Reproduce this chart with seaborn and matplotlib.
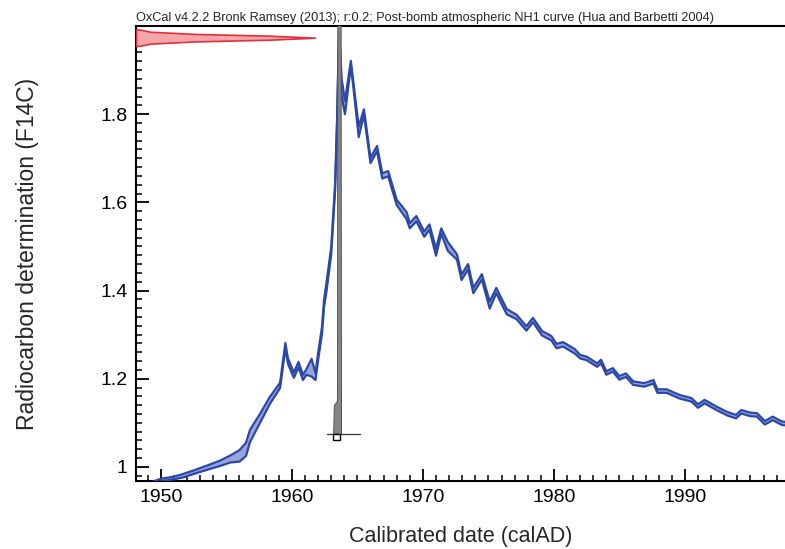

--

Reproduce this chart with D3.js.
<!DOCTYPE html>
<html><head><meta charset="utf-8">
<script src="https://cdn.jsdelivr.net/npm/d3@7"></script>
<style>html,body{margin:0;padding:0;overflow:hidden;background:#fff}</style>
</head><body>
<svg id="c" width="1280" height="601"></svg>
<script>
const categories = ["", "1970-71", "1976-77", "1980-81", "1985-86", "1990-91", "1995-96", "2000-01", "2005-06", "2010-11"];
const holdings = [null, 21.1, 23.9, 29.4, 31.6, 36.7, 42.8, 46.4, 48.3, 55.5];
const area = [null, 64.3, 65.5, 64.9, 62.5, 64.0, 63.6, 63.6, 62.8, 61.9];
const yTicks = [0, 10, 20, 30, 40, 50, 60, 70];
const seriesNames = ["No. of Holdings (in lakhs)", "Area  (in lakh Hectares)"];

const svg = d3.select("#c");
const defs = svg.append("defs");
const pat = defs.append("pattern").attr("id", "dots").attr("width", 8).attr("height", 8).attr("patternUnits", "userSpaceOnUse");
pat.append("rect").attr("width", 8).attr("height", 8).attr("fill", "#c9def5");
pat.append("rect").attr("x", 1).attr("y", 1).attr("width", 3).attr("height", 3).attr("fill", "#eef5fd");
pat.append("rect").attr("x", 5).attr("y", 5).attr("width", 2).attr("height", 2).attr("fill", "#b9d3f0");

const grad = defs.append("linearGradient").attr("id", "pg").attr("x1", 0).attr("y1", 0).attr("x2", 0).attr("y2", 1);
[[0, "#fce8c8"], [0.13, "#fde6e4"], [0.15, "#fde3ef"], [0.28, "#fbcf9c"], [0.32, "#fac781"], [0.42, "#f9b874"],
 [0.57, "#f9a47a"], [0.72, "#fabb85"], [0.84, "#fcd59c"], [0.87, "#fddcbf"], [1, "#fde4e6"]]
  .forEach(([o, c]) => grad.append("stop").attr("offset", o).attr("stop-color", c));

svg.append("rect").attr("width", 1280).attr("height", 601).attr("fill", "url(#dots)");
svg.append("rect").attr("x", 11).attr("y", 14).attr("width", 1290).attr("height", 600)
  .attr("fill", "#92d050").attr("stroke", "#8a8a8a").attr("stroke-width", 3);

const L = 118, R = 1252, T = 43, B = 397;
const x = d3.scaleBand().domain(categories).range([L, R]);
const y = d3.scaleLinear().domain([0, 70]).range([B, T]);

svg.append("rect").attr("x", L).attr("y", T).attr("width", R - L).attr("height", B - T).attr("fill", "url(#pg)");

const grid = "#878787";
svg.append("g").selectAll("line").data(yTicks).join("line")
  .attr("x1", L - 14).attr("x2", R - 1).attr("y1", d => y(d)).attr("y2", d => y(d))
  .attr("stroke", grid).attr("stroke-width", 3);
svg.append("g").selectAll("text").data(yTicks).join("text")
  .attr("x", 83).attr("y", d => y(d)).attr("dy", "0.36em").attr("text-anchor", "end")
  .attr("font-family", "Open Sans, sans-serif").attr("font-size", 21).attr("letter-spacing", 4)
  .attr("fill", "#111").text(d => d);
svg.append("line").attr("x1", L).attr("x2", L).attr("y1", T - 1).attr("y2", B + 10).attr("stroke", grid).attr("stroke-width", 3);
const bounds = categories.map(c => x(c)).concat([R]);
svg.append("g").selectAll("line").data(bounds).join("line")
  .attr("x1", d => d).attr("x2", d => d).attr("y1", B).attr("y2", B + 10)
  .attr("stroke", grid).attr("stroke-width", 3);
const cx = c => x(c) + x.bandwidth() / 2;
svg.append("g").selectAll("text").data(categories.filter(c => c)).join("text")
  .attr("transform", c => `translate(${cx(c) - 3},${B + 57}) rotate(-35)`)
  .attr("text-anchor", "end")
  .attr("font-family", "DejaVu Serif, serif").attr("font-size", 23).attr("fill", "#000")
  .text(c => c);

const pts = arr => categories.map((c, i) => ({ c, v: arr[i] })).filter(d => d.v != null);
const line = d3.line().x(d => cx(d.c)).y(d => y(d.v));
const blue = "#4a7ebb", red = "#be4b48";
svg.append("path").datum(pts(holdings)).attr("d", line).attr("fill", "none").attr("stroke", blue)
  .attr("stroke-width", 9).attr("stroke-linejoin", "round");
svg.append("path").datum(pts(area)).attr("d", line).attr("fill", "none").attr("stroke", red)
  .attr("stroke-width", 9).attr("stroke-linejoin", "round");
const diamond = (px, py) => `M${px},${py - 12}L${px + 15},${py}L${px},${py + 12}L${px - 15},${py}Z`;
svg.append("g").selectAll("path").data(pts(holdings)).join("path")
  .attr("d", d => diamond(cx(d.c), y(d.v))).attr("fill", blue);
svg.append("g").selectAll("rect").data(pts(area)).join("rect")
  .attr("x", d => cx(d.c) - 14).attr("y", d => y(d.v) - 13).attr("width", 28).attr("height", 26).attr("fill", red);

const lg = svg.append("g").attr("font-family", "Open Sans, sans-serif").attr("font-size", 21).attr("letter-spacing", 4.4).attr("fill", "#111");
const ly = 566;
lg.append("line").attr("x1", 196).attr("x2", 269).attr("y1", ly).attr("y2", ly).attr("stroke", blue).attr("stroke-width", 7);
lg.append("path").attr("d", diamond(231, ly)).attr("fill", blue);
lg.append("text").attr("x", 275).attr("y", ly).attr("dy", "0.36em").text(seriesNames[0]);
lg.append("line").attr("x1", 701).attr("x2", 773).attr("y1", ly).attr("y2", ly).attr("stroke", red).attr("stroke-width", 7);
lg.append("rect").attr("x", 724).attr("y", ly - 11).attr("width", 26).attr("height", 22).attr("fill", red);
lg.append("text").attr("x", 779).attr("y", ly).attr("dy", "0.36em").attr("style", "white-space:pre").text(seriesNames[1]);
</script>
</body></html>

--

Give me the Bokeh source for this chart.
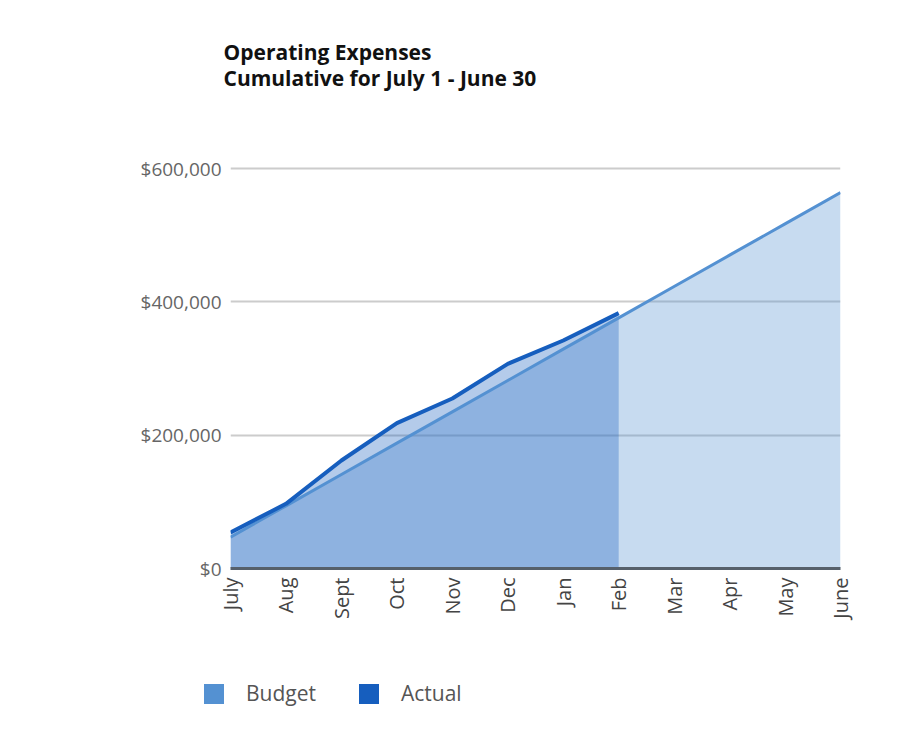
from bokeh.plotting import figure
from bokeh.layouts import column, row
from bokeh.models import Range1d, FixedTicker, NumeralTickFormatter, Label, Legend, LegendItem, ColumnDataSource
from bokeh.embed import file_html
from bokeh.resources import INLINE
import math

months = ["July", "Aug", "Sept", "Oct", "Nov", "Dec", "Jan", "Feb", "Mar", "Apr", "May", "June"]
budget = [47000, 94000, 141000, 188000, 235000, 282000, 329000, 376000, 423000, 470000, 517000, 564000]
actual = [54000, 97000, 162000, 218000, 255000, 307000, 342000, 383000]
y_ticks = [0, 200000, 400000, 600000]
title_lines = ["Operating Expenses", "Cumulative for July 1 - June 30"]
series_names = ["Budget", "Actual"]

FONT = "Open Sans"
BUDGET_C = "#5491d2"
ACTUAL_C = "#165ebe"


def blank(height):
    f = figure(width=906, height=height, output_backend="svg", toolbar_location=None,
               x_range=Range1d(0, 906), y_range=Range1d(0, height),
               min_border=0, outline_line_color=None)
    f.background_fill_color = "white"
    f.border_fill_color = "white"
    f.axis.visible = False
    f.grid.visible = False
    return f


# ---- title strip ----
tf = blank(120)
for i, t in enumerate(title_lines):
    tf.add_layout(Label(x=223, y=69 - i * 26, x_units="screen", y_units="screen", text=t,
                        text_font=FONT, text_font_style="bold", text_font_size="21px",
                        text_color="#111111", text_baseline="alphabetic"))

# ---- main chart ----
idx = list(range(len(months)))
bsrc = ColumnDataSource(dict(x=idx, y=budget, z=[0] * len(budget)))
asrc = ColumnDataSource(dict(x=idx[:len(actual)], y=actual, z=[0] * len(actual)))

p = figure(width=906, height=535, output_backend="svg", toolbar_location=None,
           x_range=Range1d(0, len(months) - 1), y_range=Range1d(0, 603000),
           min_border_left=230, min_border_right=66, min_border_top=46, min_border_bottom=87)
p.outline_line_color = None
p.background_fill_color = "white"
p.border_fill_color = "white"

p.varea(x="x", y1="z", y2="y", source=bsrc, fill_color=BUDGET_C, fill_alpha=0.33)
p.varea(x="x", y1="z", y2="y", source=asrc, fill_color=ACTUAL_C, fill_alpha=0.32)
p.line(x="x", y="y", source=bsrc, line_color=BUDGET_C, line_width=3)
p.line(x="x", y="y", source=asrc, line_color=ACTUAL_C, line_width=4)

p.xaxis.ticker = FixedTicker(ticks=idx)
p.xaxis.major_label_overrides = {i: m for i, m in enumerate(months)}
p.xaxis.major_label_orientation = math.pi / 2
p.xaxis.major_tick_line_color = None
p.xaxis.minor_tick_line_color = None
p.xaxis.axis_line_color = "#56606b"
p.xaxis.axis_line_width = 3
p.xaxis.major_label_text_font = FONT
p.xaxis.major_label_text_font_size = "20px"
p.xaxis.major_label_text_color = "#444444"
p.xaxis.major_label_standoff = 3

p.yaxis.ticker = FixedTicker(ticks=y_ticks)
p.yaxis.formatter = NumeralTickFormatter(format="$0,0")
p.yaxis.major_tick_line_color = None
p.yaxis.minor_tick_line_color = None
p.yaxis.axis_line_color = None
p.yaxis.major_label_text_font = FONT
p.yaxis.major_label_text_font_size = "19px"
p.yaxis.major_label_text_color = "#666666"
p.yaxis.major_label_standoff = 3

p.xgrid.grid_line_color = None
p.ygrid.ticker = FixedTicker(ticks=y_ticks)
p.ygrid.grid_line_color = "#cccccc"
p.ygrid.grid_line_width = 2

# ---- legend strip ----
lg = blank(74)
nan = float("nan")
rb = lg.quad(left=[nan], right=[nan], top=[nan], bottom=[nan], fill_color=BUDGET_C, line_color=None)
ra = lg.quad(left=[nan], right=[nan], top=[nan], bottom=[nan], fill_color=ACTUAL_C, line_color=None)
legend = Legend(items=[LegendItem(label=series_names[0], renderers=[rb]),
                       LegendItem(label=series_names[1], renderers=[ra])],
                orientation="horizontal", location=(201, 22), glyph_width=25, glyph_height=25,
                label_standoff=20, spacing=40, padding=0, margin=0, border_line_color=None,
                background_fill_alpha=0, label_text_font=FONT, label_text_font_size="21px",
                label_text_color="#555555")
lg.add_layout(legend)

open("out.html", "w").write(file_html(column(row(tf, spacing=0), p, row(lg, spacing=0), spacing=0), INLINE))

--

▶ _Objective_
Identify each line in the entries with the word "this" and copy it.

▶ _Task solution_
Reproduce this chart with seaborn and matplotlib.
Reproduce this chart with D3.js.
Give me the Bokeh source for this chart.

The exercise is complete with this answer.